→ TASK GOAL: From the records below, please print only the lines from the one containing "Emit a Python" through the one containing "ax = fig.add_axes([65", both included. Skip the pictures.

→ DATA LINES:
----

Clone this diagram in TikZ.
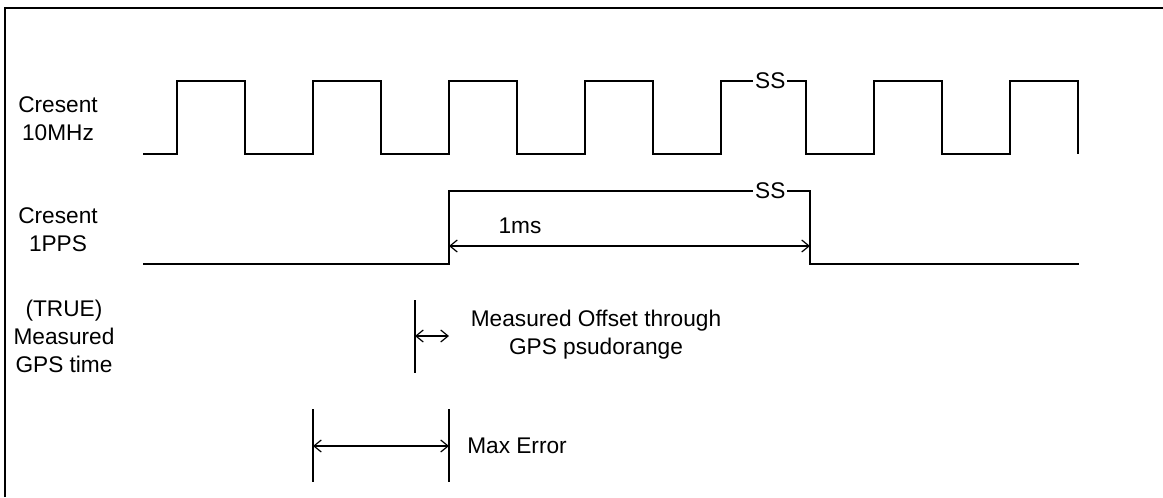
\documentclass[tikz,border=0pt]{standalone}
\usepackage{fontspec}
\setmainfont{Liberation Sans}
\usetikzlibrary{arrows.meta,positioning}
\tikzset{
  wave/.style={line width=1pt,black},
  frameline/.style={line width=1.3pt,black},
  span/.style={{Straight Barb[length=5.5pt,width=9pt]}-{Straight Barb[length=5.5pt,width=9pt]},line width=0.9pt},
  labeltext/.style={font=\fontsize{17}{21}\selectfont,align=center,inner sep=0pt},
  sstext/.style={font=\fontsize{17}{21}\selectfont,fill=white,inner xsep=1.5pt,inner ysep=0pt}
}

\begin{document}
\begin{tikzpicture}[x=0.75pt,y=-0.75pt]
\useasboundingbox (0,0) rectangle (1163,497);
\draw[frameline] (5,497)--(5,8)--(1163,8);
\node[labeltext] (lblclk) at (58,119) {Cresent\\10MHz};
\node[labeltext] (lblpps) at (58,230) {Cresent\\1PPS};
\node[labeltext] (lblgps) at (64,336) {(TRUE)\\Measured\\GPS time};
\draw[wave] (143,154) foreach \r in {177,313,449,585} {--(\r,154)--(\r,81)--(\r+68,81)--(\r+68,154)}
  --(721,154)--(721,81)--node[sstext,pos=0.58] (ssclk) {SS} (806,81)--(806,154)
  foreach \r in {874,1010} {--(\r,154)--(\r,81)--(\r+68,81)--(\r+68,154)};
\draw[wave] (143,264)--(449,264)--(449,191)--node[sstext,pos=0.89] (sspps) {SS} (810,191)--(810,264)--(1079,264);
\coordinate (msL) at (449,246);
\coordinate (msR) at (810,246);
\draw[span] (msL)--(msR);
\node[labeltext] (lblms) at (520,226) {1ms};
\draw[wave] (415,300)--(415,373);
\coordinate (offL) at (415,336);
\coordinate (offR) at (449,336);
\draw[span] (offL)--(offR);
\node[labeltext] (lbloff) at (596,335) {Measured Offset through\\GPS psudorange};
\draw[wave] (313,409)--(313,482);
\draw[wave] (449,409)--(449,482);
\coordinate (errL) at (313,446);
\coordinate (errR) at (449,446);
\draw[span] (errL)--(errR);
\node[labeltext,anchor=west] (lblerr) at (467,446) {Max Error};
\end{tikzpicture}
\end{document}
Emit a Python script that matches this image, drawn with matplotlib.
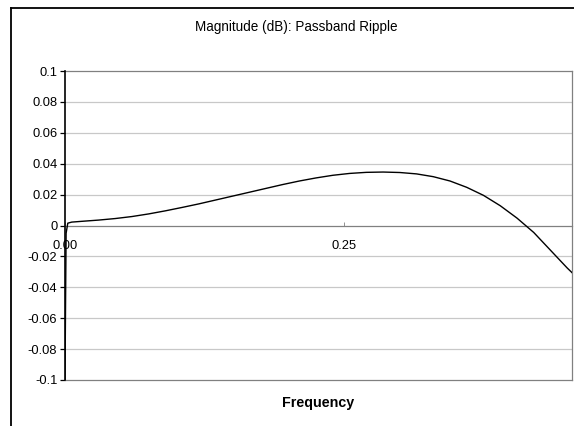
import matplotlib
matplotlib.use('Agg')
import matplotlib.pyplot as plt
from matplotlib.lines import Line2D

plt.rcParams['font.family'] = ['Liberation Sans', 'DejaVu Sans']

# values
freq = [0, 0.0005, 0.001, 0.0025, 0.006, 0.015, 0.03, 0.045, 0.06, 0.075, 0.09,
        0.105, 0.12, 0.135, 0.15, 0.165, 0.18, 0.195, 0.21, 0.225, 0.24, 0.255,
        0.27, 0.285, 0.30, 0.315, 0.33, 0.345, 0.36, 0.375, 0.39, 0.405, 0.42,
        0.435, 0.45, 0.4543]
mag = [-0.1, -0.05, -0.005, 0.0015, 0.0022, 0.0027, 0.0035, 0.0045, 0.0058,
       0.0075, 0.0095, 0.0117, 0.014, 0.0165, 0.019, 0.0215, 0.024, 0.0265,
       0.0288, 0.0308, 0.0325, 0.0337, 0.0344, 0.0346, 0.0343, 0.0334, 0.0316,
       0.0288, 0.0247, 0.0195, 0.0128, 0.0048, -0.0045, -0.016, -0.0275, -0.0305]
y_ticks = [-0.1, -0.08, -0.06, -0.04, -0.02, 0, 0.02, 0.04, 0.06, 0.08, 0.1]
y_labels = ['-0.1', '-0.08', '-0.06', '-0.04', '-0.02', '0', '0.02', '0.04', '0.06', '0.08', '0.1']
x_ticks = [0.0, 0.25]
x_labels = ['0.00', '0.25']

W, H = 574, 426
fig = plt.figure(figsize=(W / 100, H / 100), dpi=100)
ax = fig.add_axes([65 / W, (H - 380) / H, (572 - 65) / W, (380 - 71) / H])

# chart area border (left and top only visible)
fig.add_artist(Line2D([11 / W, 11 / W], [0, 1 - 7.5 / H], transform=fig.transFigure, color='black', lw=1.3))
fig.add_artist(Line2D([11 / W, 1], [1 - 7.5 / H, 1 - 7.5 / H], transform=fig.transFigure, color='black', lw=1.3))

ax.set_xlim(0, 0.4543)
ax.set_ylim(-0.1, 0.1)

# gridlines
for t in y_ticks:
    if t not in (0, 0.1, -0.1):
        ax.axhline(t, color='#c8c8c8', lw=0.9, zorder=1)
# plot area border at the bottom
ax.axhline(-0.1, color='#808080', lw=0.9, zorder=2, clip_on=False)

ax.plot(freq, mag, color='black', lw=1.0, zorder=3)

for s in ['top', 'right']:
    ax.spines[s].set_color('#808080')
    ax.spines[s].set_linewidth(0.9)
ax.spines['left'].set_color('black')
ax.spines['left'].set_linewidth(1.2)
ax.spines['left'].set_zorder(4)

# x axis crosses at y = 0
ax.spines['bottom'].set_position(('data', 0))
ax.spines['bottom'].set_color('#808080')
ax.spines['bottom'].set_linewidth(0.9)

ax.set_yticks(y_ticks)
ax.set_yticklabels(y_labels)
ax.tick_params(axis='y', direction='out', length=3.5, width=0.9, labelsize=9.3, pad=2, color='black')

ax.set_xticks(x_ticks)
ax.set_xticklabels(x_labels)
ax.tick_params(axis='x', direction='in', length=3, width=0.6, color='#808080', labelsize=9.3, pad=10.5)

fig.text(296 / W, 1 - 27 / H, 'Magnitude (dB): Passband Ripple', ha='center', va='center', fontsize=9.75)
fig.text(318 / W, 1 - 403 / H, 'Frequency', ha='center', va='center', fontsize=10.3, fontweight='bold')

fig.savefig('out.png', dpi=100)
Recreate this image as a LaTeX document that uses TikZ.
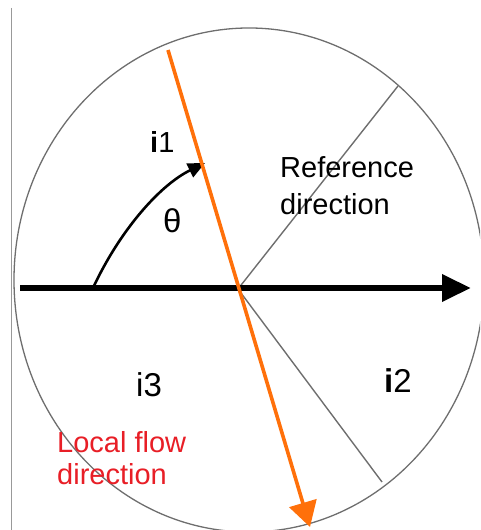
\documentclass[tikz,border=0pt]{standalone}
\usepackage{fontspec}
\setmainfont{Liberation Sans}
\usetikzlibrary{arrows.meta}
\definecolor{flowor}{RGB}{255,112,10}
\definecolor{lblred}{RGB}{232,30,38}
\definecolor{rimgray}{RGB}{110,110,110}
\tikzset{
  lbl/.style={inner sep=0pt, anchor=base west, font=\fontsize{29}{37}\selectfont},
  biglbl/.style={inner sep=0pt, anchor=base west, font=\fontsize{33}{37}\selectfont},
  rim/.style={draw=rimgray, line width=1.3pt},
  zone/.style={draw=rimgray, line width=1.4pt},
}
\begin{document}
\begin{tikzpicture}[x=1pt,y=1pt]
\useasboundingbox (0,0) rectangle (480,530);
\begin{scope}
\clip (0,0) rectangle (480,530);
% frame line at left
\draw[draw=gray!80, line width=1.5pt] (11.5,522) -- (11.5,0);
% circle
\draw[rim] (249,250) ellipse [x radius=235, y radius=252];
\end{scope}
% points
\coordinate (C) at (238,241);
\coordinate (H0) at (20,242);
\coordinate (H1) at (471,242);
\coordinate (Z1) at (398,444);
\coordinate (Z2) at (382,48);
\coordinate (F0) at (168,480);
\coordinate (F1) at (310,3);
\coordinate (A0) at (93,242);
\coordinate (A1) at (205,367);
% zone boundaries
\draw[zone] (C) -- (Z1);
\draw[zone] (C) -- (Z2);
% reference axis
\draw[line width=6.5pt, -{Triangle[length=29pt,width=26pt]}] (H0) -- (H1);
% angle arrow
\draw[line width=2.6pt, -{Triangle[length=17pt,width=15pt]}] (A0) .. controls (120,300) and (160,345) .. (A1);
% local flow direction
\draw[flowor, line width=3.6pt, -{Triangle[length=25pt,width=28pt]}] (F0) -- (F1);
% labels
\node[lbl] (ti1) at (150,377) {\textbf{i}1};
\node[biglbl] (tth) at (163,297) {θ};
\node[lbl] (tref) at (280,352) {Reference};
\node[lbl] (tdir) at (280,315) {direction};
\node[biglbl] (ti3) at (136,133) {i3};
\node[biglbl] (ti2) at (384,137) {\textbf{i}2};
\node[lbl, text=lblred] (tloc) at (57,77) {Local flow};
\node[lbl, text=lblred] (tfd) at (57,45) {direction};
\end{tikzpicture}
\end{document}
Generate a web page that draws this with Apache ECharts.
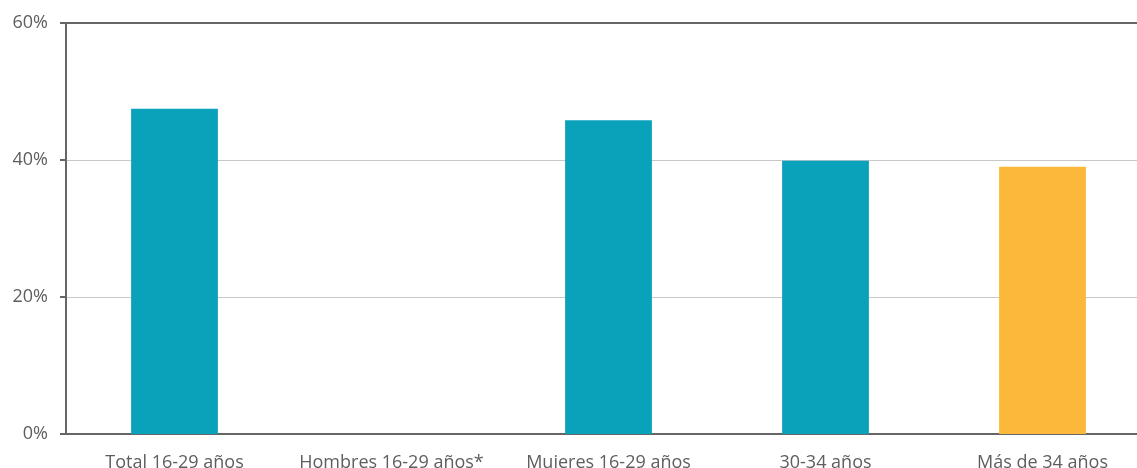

----

→ THE COMPLETED TASK:
Emit a Python script that matches this image, drawn with matplotlib.
import matplotlib
matplotlib.use('Agg')
import matplotlib.pyplot as plt
from matplotlib.lines import Line2D

plt.rcParams['font.family'] = ['Liberation Sans', 'DejaVu Sans']

# values
freq = [0, 0.0005, 0.001, 0.0025, 0.006, 0.015, 0.03, 0.045, 0.06, 0.075, 0.09,
        0.105, 0.12, 0.135, 0.15, 0.165, 0.18, 0.195, 0.21, 0.225, 0.24, 0.255,
        0.27, 0.285, 0.30, 0.315, 0.33, 0.345, 0.36, 0.375, 0.39, 0.405, 0.42,
        0.435, 0.45, 0.4543]
mag = [-0.1, -0.05, -0.005, 0.0015, 0.0022, 0.0027, 0.0035, 0.0045, 0.0058,
       0.0075, 0.0095, 0.0117, 0.014, 0.0165, 0.019, 0.0215, 0.024, 0.0265,
       0.0288, 0.0308, 0.0325, 0.0337, 0.0344, 0.0346, 0.0343, 0.0334, 0.0316,
       0.0288, 0.0247, 0.0195, 0.0128, 0.0048, -0.0045, -0.016, -0.0275, -0.0305]
y_ticks = [-0.1, -0.08, -0.06, -0.04, -0.02, 0, 0.02, 0.04, 0.06, 0.08, 0.1]
y_labels = ['-0.1', '-0.08', '-0.06', '-0.04', '-0.02', '0', '0.02', '0.04', '0.06', '0.08', '0.1']
x_ticks = [0.0, 0.25]
x_labels = ['0.00', '0.25']

W, H = 574, 426
fig = plt.figure(figsize=(W / 100, H / 100), dpi=100)
ax = fig.add_axes([65 / W, (H - 380) / H, (572 - 65) / W, (380 - 71) / H])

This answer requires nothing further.